— START RECORDS PROVIDED —

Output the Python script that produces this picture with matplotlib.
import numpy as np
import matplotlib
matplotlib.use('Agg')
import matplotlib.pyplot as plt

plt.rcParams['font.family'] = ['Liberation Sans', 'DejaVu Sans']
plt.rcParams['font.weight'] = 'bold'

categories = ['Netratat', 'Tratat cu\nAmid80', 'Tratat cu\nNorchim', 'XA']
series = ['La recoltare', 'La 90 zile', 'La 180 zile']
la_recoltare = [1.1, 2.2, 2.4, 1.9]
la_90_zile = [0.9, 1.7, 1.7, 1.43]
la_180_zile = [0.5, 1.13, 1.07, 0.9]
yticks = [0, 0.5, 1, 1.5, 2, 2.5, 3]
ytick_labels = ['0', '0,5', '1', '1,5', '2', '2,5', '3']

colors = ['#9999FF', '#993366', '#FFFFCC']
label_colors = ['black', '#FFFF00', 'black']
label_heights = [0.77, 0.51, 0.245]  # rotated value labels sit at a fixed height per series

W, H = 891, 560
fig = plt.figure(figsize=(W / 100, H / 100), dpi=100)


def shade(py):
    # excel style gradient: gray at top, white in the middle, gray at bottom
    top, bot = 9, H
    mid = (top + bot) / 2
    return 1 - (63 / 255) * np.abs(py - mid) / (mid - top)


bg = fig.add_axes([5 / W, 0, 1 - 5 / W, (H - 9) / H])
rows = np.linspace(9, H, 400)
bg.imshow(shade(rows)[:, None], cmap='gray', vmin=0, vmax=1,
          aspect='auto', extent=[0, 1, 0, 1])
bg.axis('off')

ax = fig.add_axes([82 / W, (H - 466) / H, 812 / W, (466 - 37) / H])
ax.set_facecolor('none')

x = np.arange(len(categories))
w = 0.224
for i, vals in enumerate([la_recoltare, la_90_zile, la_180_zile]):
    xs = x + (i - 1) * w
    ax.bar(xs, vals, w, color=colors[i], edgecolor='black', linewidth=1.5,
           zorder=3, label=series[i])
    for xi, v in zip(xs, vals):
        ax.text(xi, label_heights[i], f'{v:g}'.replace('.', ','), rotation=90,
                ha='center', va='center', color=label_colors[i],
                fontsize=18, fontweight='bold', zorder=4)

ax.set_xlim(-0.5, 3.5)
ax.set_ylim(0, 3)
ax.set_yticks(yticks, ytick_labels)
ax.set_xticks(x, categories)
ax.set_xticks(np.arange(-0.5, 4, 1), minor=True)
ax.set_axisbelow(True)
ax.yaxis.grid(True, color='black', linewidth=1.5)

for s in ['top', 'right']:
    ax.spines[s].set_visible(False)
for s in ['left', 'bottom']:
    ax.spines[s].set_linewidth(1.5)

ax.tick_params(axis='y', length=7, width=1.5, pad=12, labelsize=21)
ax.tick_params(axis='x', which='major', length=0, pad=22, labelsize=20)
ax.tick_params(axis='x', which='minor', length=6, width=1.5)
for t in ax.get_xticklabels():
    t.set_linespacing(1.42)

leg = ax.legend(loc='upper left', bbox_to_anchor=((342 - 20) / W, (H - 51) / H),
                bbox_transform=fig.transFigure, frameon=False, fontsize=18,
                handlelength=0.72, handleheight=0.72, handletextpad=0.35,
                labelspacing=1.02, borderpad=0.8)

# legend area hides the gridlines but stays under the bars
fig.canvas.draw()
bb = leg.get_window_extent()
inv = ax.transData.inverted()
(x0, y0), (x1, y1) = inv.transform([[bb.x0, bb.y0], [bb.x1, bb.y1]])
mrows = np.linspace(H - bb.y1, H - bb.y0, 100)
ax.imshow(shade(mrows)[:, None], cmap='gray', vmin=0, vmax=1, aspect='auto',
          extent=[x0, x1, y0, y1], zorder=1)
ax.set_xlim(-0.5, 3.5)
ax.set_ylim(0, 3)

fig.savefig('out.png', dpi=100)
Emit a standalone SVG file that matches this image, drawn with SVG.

— END RECORDS PROVIDED —

Repeat the entries above exactly, beginning at their first line and ending with the line that contains "plt.rcParams['font.weight'] = 'bold'", with nothing added.

Output the Python script that produces this picture with matplotlib.
import numpy as np
import matplotlib
matplotlib.use('Agg')
import matplotlib.pyplot as plt

plt.rcParams['font.family'] = ['Liberation Sans', 'DejaVu Sans']
plt.rcParams['font.weight'] = 'bold'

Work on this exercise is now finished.